EXCERPTED DATA —
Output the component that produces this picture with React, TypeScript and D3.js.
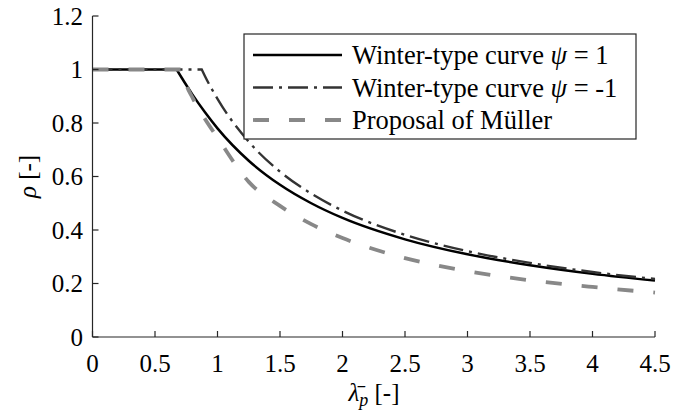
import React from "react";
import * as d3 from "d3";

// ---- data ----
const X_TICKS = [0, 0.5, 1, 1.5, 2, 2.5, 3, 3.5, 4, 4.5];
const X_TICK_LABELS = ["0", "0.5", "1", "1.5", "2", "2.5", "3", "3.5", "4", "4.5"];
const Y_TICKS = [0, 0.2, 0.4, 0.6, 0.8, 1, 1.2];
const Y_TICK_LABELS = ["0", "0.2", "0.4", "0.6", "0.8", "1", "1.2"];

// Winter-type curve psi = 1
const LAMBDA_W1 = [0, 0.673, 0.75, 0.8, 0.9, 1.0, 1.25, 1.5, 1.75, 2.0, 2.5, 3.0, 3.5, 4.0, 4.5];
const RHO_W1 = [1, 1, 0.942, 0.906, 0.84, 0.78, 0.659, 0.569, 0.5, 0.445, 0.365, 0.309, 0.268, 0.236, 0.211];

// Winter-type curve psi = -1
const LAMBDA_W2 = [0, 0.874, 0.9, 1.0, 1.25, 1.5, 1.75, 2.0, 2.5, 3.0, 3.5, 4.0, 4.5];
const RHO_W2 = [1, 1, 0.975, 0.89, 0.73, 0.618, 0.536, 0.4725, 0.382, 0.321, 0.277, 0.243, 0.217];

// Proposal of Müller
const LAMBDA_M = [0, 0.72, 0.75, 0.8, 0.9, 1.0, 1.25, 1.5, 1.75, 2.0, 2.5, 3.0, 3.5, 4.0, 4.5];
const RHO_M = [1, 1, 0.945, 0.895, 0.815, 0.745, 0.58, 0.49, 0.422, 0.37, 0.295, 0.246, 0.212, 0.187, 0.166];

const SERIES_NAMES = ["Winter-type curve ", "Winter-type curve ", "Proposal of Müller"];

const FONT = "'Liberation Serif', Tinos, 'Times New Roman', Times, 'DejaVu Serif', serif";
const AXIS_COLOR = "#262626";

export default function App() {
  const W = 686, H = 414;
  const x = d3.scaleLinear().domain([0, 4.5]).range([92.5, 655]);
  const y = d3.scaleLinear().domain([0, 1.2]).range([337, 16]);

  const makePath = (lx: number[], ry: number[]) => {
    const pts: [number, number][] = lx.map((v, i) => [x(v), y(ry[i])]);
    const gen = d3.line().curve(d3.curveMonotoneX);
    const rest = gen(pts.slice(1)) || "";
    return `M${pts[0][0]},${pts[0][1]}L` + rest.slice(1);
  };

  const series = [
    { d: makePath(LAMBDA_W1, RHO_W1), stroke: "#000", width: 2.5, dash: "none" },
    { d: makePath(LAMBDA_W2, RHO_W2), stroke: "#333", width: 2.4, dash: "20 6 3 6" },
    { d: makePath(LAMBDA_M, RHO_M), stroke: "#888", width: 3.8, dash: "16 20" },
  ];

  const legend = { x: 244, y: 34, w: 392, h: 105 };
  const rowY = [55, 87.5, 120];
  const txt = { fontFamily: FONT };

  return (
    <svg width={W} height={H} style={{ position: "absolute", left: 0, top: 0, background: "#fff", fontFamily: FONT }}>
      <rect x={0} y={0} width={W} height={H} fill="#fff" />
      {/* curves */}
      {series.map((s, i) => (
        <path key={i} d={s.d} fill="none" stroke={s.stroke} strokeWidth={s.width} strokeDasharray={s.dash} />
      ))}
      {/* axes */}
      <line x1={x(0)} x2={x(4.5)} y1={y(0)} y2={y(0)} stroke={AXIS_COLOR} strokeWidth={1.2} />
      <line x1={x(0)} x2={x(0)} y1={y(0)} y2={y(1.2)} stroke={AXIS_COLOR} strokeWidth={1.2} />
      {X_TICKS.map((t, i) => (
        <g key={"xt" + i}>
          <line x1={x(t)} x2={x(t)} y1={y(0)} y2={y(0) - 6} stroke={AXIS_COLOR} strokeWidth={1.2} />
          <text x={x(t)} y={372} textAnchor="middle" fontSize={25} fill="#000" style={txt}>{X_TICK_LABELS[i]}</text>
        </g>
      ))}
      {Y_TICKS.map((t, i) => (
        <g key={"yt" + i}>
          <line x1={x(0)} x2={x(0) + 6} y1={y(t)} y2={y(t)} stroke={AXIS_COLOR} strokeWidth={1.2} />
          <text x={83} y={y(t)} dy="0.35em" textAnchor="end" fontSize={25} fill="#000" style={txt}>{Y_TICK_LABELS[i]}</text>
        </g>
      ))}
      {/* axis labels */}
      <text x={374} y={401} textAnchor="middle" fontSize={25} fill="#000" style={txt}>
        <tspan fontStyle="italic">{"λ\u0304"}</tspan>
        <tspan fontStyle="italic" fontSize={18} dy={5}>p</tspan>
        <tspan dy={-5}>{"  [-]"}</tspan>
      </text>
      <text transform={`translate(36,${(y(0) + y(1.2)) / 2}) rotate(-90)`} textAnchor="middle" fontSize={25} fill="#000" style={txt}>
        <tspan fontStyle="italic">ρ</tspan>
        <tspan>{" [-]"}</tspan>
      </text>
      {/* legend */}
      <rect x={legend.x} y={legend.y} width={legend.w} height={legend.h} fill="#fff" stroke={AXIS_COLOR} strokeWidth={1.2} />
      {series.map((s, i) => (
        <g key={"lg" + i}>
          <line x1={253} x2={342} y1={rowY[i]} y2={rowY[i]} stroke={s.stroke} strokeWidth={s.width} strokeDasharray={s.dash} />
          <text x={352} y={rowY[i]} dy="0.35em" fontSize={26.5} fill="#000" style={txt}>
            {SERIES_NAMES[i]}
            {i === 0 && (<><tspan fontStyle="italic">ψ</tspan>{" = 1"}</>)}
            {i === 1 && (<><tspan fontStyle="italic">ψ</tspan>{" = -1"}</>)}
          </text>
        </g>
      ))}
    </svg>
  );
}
--
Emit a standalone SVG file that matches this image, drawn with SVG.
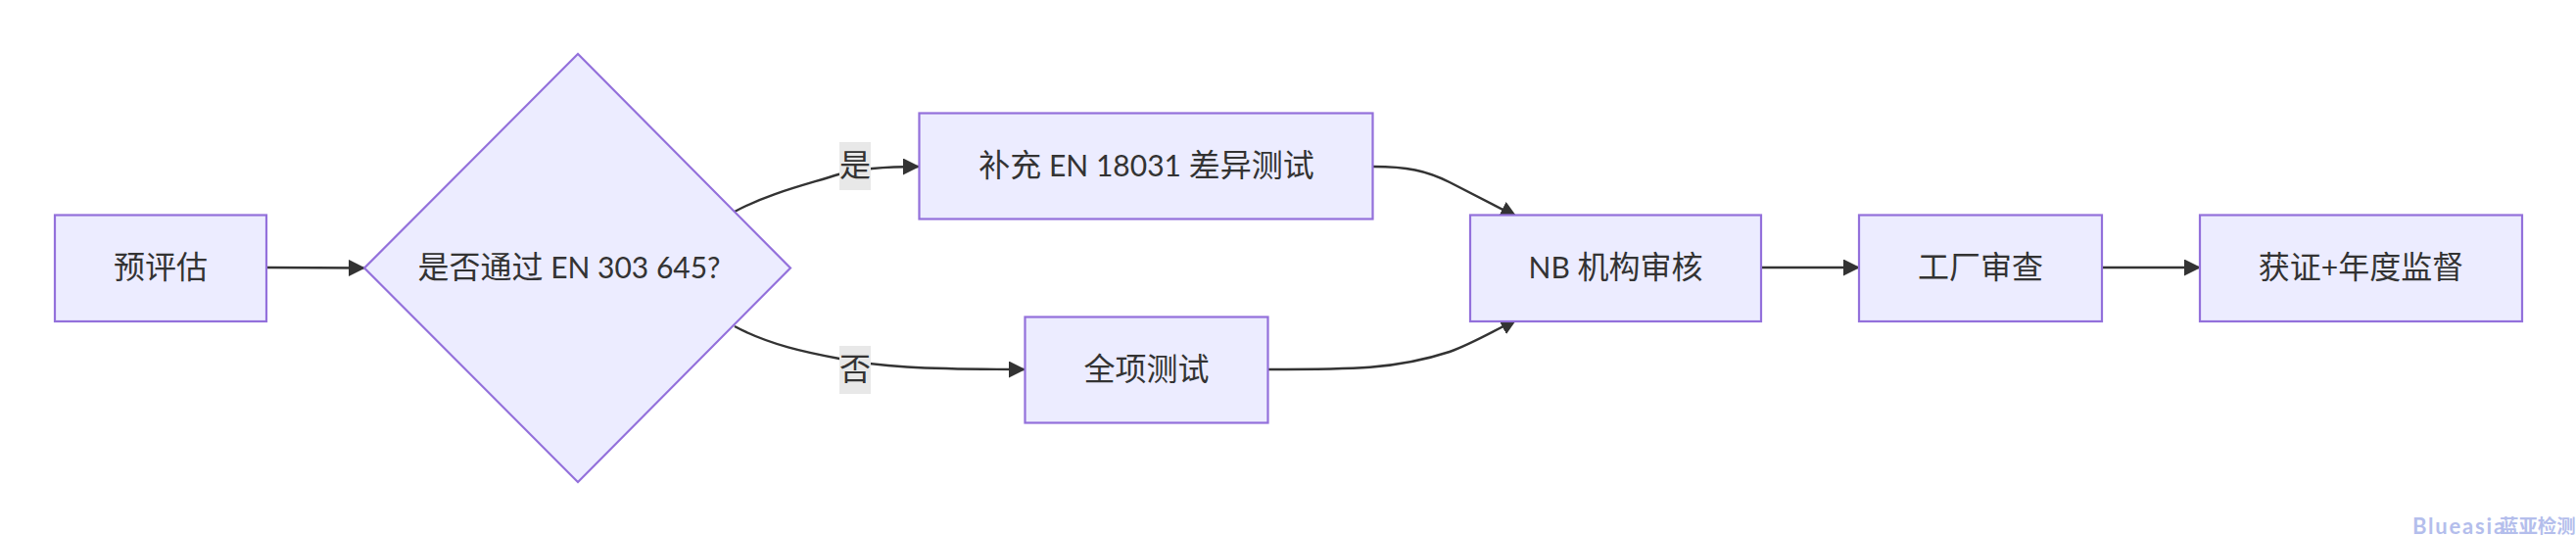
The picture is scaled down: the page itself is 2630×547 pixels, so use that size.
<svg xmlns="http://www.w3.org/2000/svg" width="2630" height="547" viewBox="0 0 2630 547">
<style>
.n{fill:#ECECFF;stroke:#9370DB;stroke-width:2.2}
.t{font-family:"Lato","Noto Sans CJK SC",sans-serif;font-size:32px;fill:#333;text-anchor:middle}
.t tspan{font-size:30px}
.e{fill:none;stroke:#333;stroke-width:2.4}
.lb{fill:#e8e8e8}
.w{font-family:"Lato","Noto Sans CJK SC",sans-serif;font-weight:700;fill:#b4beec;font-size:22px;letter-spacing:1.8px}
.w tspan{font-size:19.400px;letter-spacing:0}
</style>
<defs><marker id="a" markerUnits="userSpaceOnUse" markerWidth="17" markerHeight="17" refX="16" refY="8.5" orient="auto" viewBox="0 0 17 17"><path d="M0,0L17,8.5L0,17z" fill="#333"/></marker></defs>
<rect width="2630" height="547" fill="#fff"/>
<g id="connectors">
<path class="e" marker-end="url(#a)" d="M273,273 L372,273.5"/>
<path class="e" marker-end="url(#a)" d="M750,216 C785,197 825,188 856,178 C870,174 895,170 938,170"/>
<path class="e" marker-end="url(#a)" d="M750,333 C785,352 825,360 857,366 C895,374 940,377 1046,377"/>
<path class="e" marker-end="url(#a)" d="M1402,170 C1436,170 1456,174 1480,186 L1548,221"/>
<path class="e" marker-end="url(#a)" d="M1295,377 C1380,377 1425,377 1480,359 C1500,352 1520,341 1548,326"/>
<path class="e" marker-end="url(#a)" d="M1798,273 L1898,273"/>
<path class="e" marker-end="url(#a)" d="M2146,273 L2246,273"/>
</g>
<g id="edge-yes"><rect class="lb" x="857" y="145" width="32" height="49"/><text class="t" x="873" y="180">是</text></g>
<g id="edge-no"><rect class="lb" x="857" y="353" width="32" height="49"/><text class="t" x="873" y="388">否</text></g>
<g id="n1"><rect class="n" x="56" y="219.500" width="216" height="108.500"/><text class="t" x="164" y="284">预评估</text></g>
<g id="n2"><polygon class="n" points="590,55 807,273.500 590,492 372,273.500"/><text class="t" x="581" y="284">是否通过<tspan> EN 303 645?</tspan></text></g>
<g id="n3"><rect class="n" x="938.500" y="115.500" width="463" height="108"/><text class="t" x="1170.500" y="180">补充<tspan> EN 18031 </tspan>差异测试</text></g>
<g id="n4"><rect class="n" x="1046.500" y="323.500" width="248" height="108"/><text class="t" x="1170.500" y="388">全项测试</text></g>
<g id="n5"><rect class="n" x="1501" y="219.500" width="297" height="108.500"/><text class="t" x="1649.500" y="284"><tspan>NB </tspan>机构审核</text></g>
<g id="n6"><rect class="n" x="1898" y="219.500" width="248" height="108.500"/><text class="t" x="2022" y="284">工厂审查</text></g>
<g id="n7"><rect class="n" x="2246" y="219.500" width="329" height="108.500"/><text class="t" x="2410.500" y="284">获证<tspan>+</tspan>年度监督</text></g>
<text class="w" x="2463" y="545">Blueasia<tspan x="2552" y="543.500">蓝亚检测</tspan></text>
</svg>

GOAL OF THE EXERCISE —
Give back, unchanged, each line from the one containing "Output the component" through the one containing "import * as". Pictures are to be left out.

SOLUTION FOR THIS PROBLEM —
Output the component that produces this picture with React, TypeScript and D3.js.
import React from "react";
import * as d3 from "d3";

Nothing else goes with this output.